Au même instant, l’équipe rouge a envahi une cimenterie de l’entreprise Carayou. « Les individus y ont déclenché un incendie, dénonce la préfecture du Tarn. Les dégâts matériels comprennent un algéco, trois véhicules toupies et un engin de travaux. » Appuyés par un hélicoptère, les 400 policiers et les 1 200 gendarmes mobilisés semblent avoir concentré une belle partie de leurs forces face à ces deux attaques éclair.
Les trois autres cortèges étaient, eux, plus tranquilles et familiaux. L’un consistait en une balade à vélo, l’autre en une marche silencieuse. Le dernier, guidé par les agriculteurs, s’est rendu sur la route actuelle, la RN126 qui doit demeurer à côté de l’autoroute.
Faisant face aux militaires, les manifestants se sont mis à scander « Nous sommes tous des écoterroristes » en tapant dans leurs main sur le rythme du slogan antifasciste « Siamo tutti antifascisti ». Les militants y ont construit un faux péage à 17 €, prix d’un futur aller-retour entre les deux villes via l’A69.
« Nous sommes tous des écoterroristes »
Pendant ce temps-là, à quelques pas du camp, une troisième opération avait lieu. Le cortège à l’étendard violet a profité de cette diversion pour accomplir sa mission dans la plus grande discrétion. Des oreilles de lapin en guise d’ornement, une femme raconte l’irruption sur le lieu-dit La Crémade, une ancienne ferme au milieu des champs : « Le promoteur de l’A69, NGE avait muré tous les accès à ces belles bâtisses. Il avait aussi déversé des tonnes de lisier pour que personne n’ait envie d’y revenir. Mais voilà, on a tout nettoyé. »
Le matin même, Étienne, d’Extinction Rebellion prévenait : « Rien n’est perdu. De très célèbres luttes, comme celle de Notre-Dame-des-Landes nous ont montré le champ des possibles. » Aussitôt appuyé par Denis, du collectif La Voie est libre : « Atosca et l’État essaient de nous faire croire qu’il est trop tard, que l’avancement des travaux ne permet plus de faire marche arrière. C’est faux ! La langue de bitume entre Toulouse et Castres est loin de voir le jour, il faut poursuivre le combat. »
Zad et skis
À la tombée de la nuit, les yeux écarquillés, des centaines de militants naviguent à présent dans le labyrinthe de couloirs de ces quelques maisons abandonnées. Quelques bibelots d’un autre temps demeure à droite à gauche. Un cadre, une télévision, quelques bouteilles d’alcool intactes et une paire de ski en bon état : « Dommage qu’il ne neige presque plus », s’amuse un visiteur.
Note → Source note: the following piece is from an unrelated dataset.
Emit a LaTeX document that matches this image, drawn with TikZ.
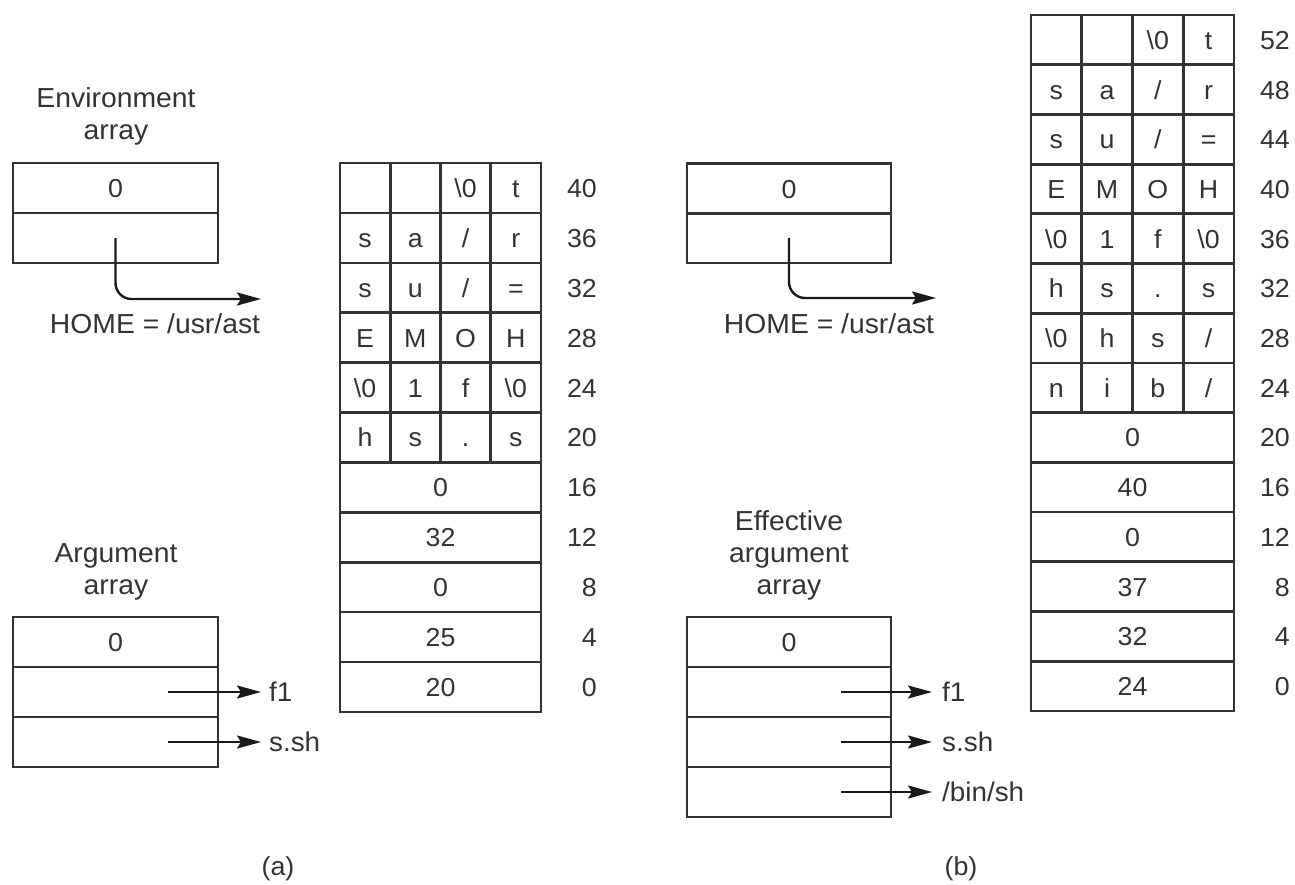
\documentclass[tikz,border=0pt]{standalone}
\usepackage{fontspec}
\setmainfont{Liberation Sans}[FakeStretch=1.03]
\usetikzlibrary{arrows.meta}
\newcommand\bz{\textbackslash 0}
\tikzset{
  cell/.style={draw=black!80, line width=2.6pt, inner sep=0pt, minimum height=49.9,
    font=\fontsize{26}{30}\selectfont, text=black!80, text height=19, text depth=0},
  abox/.style={cell, minimum width=205, minimum height=50},
  lbl/.style={font=\fontsize{27.5}{32}\selectfont, align=center, text=black!80, inner sep=0pt},
  addr/.style={font=\fontsize{26}{30}\selectfont, anchor=east, inner sep=0pt, text=black!80, text height=19, text depth=0},
  tgt/.style={font=\fontsize{27}{30}\selectfont, anchor=west, inner sep=0pt, text=black!80, text height=19, text depth=0},
  ptr/.style={line width=2.4pt, draw=black!90, -{Stealth[length=24pt,width=13pt,inset=4pt]}},
}
% #1 prefix, #2 x0, #3 y centre, #4 cell width, #5-#8 contents
\newcommand\charrow[8]{%
  \node[cell,minimum width=#4] (#1c1) at ({#2+0.5*#4},{#3}) {#5};
  \node[cell,minimum width=#4] (#1c2) at ({#2+1.5*#4},{#3}) {#6};
  \node[cell,minimum width=#4] (#1c3) at ({#2+2.5*#4},{#3}) {#7};
  \node[cell,minimum width=#4] (#1c4) at ({#2+3.5*#4},{#3}) {#8};}
\begin{document}
\begin{tikzpicture}[x=1pt,y=-1pt]
\useasboundingbox (0,0) rectangle (1295,884);

% ---------------- (a) ----------------
\node[lbl] (envAl) at (116,116) {Environment\\array};
\node[abox] (envA1) at (115.5,188) {0};
\node[abox] (envA2) at (115.5,238) {};
\node[lbl] (homeA) at (155,324) {HOME = /usr/ast};
\coordinate (homeAend) at (261,299);
\draw[ptr, rounded corners=16] (envA2.center) |- (homeAend);

\node[lbl] (argAl) at (116,572) {Argument\\array};
\node[abox] (argA1) at (115.5,642) {0};
\node[abox] (argA2) at (115.5,692) {};
\node[abox] (argA3) at (115.5,742) {};
\node[tgt] (fA) at (269,692) {f1};
\node[tgt] (sA) at (269,742) {s.sh};
\coordinate (pA2) at (168,692);
\coordinate (pA3) at (168,742);
\draw[ptr, shorten >=8pt] (pA2) -- (pA2 -| fA.west);
\draw[ptr, shorten >=8pt] (pA3) -- (pA3 -| sA.west);

% memory (a)
\def\ya#1{163+49.9*(#1+0.5)}
\charrow{ta40}{340}{\ya{0}}{50.25}{}{}{\bz}{t}
\charrow{ta36}{340}{\ya{1}}{50.25}{s}{a}{/}{r}
\charrow{ta32}{340}{\ya{2}}{50.25}{s}{u}{/}{=}
\charrow{ta28}{340}{\ya{3}}{50.25}{E}{M}{O}{H}
\charrow{ta24}{340}{\ya{4}}{50.25}{\bz}{1}{f}{\bz}
\charrow{ta20}{340}{\ya{5}}{50.25}{h}{s}{.}{s}
\node[cell,minimum width=201] (ta16) at (440.5,{\ya{6}}) {0};
\node[cell,minimum width=201] (ta12) at (440.5,{\ya{7}}) {32};
\node[cell,minimum width=201] (ta8)  at (440.5,{\ya{8}}) {0};
\node[cell,minimum width=201] (ta4)  at (440.5,{\ya{9}}) {25};
\node[cell,minimum width=201] (ta0)  at (440.5,{\ya{10}}) {20};
\foreach \n [count=\i from 0] in {40,36,32,28,24,20,16,12,8,4,0}
  \node[addr] (naddr\n) at (597,{\ya{\i}}) {\n};

\node[lbl, font=\fontsize{26}{30}\selectfont] (capA) at (278,869) {(a)};

% ---------------- (b) ----------------
\node[abox, minimum width=204] (envB1) at (789,188.5) {0};
\node[abox, minimum width=204] (envB2) at (789,238) {};
\node[lbl] (homeB) at (829,324) {HOME = /usr/ast};
\coordinate (homeBend) at (936,298);
\draw[ptr, rounded corners=16] (envB2.center) |- (homeBend);

\node[lbl] (effBl) at (789,555) {Effective\\argument\\array};
\node[abox, minimum width=204] (effB1) at (789,642) {0};
\node[abox, minimum width=204] (effB2) at (789,692) {};
\node[abox, minimum width=204] (effB3) at (789,742) {};
\node[abox, minimum width=204] (effB4) at (789,792) {};
\node[tgt] (fB) at (942,692) {f1};
\node[tgt] (sB) at (942,742) {s.sh};
\node[tgt] (bB) at (942,792) {/bin/sh};
\coordinate (pB2) at (841,692);
\coordinate (pB3) at (841,742);
\coordinate (pB4) at (841,792);
\draw[ptr, shorten >=10pt] (pB2) -- (pB2 -| fB.west);
\draw[ptr, shorten >=10pt] (pB3) -- (pB3 -| sB.west);
\draw[ptr, shorten >=10pt] (pB4) -- (pB4 -| bB.west);

% memory (b)
\def\yb#1{15+49.7*(#1+0.5)}
\charrow{tb52}{1031}{\yb{0}}{50.75}{}{}{\bz}{t}
\charrow{tb48}{1031}{\yb{1}}{50.75}{s}{a}{/}{r}
\charrow{tb44}{1031}{\yb{2}}{50.75}{s}{u}{/}{=}
\charrow{tb40}{1031}{\yb{3}}{50.75}{E}{M}{O}{H}
\charrow{tb36}{1031}{\yb{4}}{50.75}{\bz}{1}{f}{\bz}
\charrow{tb32}{1031}{\yb{5}}{50.75}{h}{s}{.}{s}
\charrow{tb28}{1031}{\yb{6}}{50.75}{\bz}{h}{s}{/}
\charrow{tb24}{1031}{\yb{7}}{50.75}{n}{i}{b}{/}
\node[cell,minimum width=203] (tb20) at (1132.5,{\yb{8}}) {0};
\node[cell,minimum width=203] (tb16) at (1132.5,{\yb{9}}) {40};
\node[cell,minimum width=203] (tb12) at (1132.5,{\yb{10}}) {0};
\node[cell,minimum width=203] (tb8)  at (1132.5,{\yb{11}}) {37};
\node[cell,minimum width=203] (tb4)  at (1132.5,{\yb{12}}) {32};
\node[cell,minimum width=203] (tb0)  at (1132.5,{\yb{13}}) {24};
\foreach \n [count=\i from 0] in {52,48,44,40,36,32,28,24,20,16,12,8,4,0}
  \node[addr] (nbddr\n) at (1290,{\yb{\i}}) {\n};

\node[lbl, font=\fontsize{26}{30}\selectfont] (capB) at (961,869) {(b)};
\end{tikzpicture}
\end{document}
Puis, tous s’assoient dans le jardin et un homme s’écrie, sourire aux lèvres : « Malgré la répression, nous y voilà ! On a réussi à occuper ce lieu… et on compte bien l’investir durablement. » La création d’une zad ? Certains assument déjà le mot. Une chose est sûre, ces bâtisses expropriées par le promoteur du projet sont au cœur du tracé de l’A69.